The magic of Room lies in how beautifully Donoghue portrays the intensity, even in the grimmest of circumstances, of the emotional connection between Jack and Ma - one any mother can appreciate.
The Argonauts, by Maggie Nelson (2015)
To say The Argonauts is about motherhood would not entirely accurate. Nelson's memoir is a meditation on bodies and identities in flux. Pushing back against the tendency to sequester mothers into a sentimental realm, Nelson explores what philosophers and critics have to say about the maternal. But Nelson is a poet, as well as a critic, and what's especially delightful about her prose are the descriptions of the physical experience of pregnancy and tending an infant. Every woman's labour is unique, but I think it's safe to say Nelson offers one of the most resonant personal narratives of what contractions and the delivery of a baby can feel like. Her images of the physical components move with ease from the philosophical to the surreal.

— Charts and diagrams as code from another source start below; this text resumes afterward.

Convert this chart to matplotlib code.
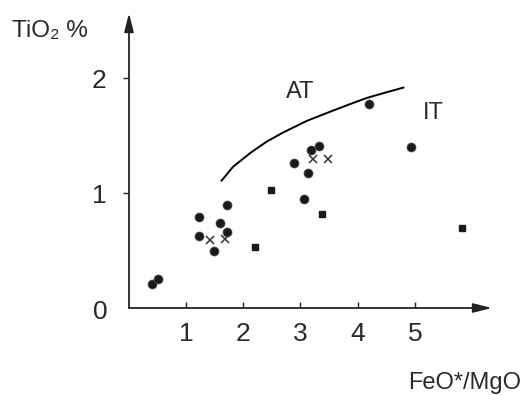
import matplotlib
matplotlib.use("Agg")
import numpy as np
from matplotlib import pyplot as plt

# values
circle_x = [0.40, 0.51, 1.22, 1.23, 1.49, 1.59, 1.71, 1.72, 2.88, 3.06, 3.14, 3.18, 3.33, 4.20, 4.94]
circle_y = [0.21, 0.25, 0.79, 0.63, 0.50, 0.74, 0.66, 0.90, 1.26, 0.95, 1.18, 1.38, 1.41, 1.78, 1.40]

square_x = [2.20, 2.48, 3.38, 5.83]
square_y = [0.53, 1.03, 0.82, 0.70]

cross_x = [1.42, 1.68, 3.22, 3.48]
cross_y = [0.59, 0.60, 1.30, 1.30]

# AT / IT boundary
curve_x = [1.62, 1.82, 2.12, 2.41, 2.70, 3.11, 3.57, 3.86, 4.16, 4.51, 4.80]
curve_y = [1.11, 1.23, 1.35, 1.45, 1.53, 1.63, 1.72, 1.775, 1.83, 1.88, 1.92]

xticks = [1, 2, 3, 4, 5]
yticks = [1, 2]

plt.rcParams['font.family'] = ['Liberation Sans', 'DejaVu Sans']
text_col = "#2a2a2a"

fig = plt.figure(figsize=(5.23, 3.96), dpi=100)
ax = fig.add_axes([129/523, (396-308)/396, (492-129)/523, (308-13)/396])
ax.set_xlim(0, 6.35)
ax.set_ylim(0, 2.57)

for s in ax.spines.values():
    s.set_visible(False)

# axes drawn as arrows
ax.annotate("", xy=(1, 0), xytext=(0, 0), xycoords="axes fraction",
            arrowprops=dict(arrowstyle="-|>,head_length=0.8,head_width=0.2", color="#222222", lw=1.3,
                            mutation_scale=14, shrinkA=0, shrinkB=0), annotation_clip=False)
ax.annotate("", xy=(0, 1), xytext=(0, 0), xycoords="axes fraction",
            arrowprops=dict(arrowstyle="-|>,head_length=0.8,head_width=0.2", color="#222222", lw=1.3,
                            mutation_scale=14, shrinkA=0, shrinkB=0), annotation_clip=False)

ax.set_xticks(xticks)
ax.set_yticks(yticks)
ax.tick_params(axis="x", direction="in", length=4, width=1, color="#222222",
               labelsize=19, labelcolor=text_col, pad=10)
ax.tick_params(axis="y", direction="out", length=4, width=1, color="#222222",
               labelsize=19, labelcolor=text_col, pad=12)

ax.plot(curve_x, curve_y, color="black", lw=1.4)
ax.plot(circle_x, circle_y, "o", color="#1a1a1a", ms=6.5, mec="#555555", mew=0.5)
ax.plot(square_x, square_y, "s", color="#1a1a1a", ms=5)
ax.plot(cross_x, cross_y, "x", color="#333333", ms=6, mew=1.1)

ax.text(2.99, 1.88, "AT", fontsize=17, color=text_col, ha="center", va="center")
ax.text(5.33, 1.70, "IT", fontsize=17, color=text_col, ha="center", va="center")

fig.text(100/523, 1 - 312/396, "0", fontsize=19, color=text_col, ha="center", va="center")
fig.text(12/523, 1 - 31/396, "TiO₂ %", fontsize=17.5, color=text_col, ha="left", va="center")
fig.text(521/523, 1 - 383/396, "FeO*/MgO", fontsize=17, color=text_col, ha="right", va="center")

fig.savefig("out.png", dpi=100, facecolor="white")
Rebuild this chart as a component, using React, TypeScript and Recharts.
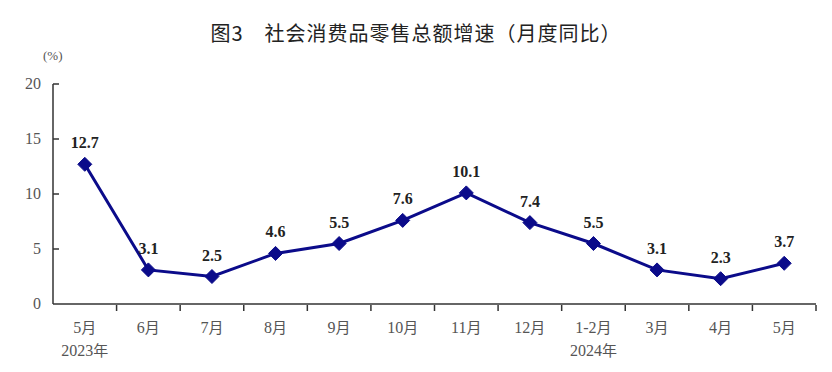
import React from "react";
import { LineChart, Line, XAxis, YAxis, LabelList } from "recharts";

const months = ["5月", "6月", "7月", "8月", "9月", "10月", "11月", "12月", "1-2月", "3月", "4月", "5月"];
const yearLabels = ["2023年", "", "", "", "", "", "", "", "2024年", "", "", ""];
const growth = [12.7, 3.1, 2.5, 4.6, 5.5, 7.6, 10.1, 7.4, 5.5, 3.1, 2.3, 3.7];
const yTicks = [0, 5, 10, 15, 20];

const data = months.map((m, i) => ({ month: m, year: yearLabels[i], idx: i, value: growth[i] }));

const LINE = "#0b0b8a";
const AXIS = "#333";
const SERIF = "'Liberation Serif', 'DejaVu Serif', serif";
const CJK = "'Noto Sans CJK SC', sans-serif";

const W = 832;
const H = 372;
const LEFT = 53;
const RIGHT = 16;
const BAND = (W - LEFT - RIGHT) / months.length;

function XTick(props: any) {
  const { x, y, payload } = props;
  const year = yearLabels[payload.index];
  return (
    <g>
      <line x1={x + BAND / 2} x2={x + BAND / 2} y1={y - 1} y2={y - 7} stroke={AXIS} strokeWidth={1.5} />
      <text x={x} y={y + 21} textAnchor="middle" fill="#555" fontSize={16} fontFamily={SERIF}>
        {payload.value.replace("月", "")}
        <tspan fontFamily={CJK} fontSize={15}>月</tspan>
      </text>
      {year && (
        <text x={x} y={y + 44} textAnchor="middle" fill="#555" fontSize={16} fontFamily={SERIF}>
          {year.replace("年", "")}
          <tspan fontFamily={CJK} fontSize={15}>年</tspan>
        </text>
      )}
    </g>
  );
}

function YTick(props: any) {
  const { y, payload } = props;
  return (
    <g>
      {payload.value !== 0 && (
        <line x1={LEFT} x2={LEFT + 6} y1={y} y2={y} stroke={AXIS} strokeWidth={1.5} />
      )}
      <text x={41} y={y + 5} textAnchor="end" fill="#555" fontSize={16} fontFamily={SERIF}>
        {payload.value}
      </text>
    </g>
  );
}

function Diamond(props: any) {
  const { cx, cy } = props;
  const r = 7;
  return (
    <polygon
      points={`${cx},${cy - r} ${cx + r},${cy} ${cx},${cy + r} ${cx - r},${cy}`}
      fill={LINE}
      stroke={LINE}
    />
  );
}

export default function App() {
  return (
    <div style={{ position: "absolute", left: 0, top: 0, width: W, height: H, background: "#fff" }}>
      <div
        style={{
          position: "absolute",
          left: 0,
          width: W,
          top: 18,
          textAlign: "center",
          fontFamily: CJK,
          fontSize: 20,
          fontWeight: 400,
          color: "#222",
          letterSpacing: 1,
        }}
      >
        图3　社会消费品零售总额增速（月度同比）
      </div>
      <div
        style={{ position: "absolute", left: 43, top: 48, fontFamily: SERIF, fontSize: 13, color: "#555" }}
      >
        (%)
      </div>
      <LineChart width={W} height={H} data={data} margin={{ top: 84, right: RIGHT, left: 0, bottom: 0 }}>
        <XAxis
          dataKey="month"
          height={68}
          interval={0}
          padding={{ left: BAND / 2, right: BAND / 2 }}
          tickLine={false}
          axisLine={{ stroke: AXIS, strokeWidth: 1.5 }}
          tick={<XTick />}
        />
        <YAxis
          width={LEFT}
          domain={[0, 20]}
          ticks={yTicks}
          tickLine={false}
          axisLine={{ stroke: AXIS, strokeWidth: 1.5 }}
          tick={<YTick />}
        />
        <Line
          dataKey="value"
          stroke={LINE}
          strokeWidth={3}
          dot={<Diamond />}
          activeDot={false}
          isAnimationActive={false}
        >
          <LabelList
            dataKey="value"
            position="top"
            offset={16}
            fill="#222"
            fontSize={16}
            fontWeight="bold"
            fontFamily={SERIF}
            formatter={(v: any) => Number(v).toFixed(1)}
          />
        </Line>
      </LineChart>
    </div>
  );
}
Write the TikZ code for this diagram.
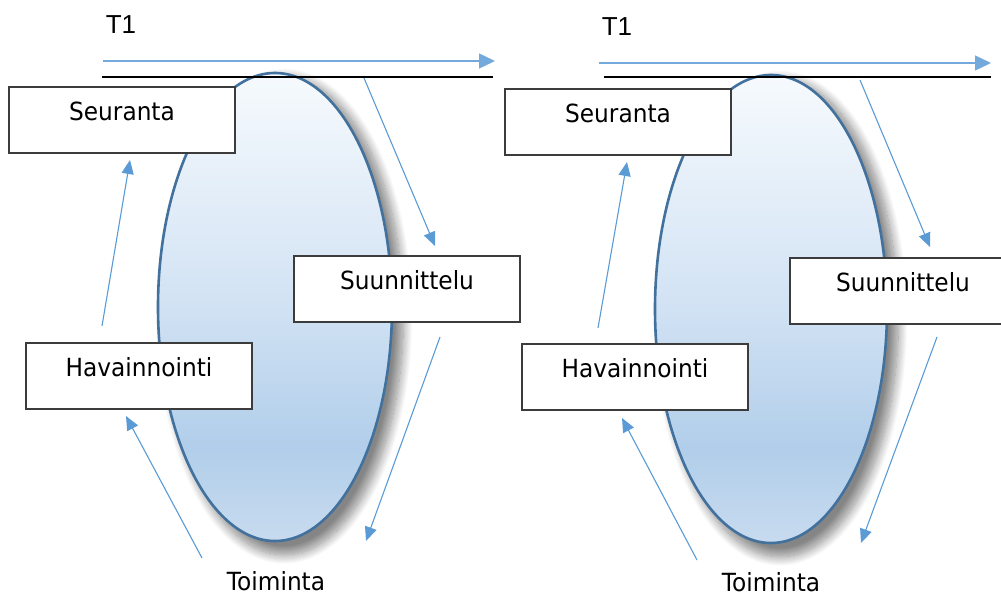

Elsewhere, she captures the complex journey of emotions felt by many mothers over the ardent quality of their affection: "I was so in awe of Iggy's fantastic little body that it took a few weeks for me to feel that I had the right to touch him all over. [.] I wanted to attend to Iggy, but I didn't want to ambush him."
The book transmits this delight in a deeply original and thought-provoking way - a contemplation of the peculiar happiness that can come with family life.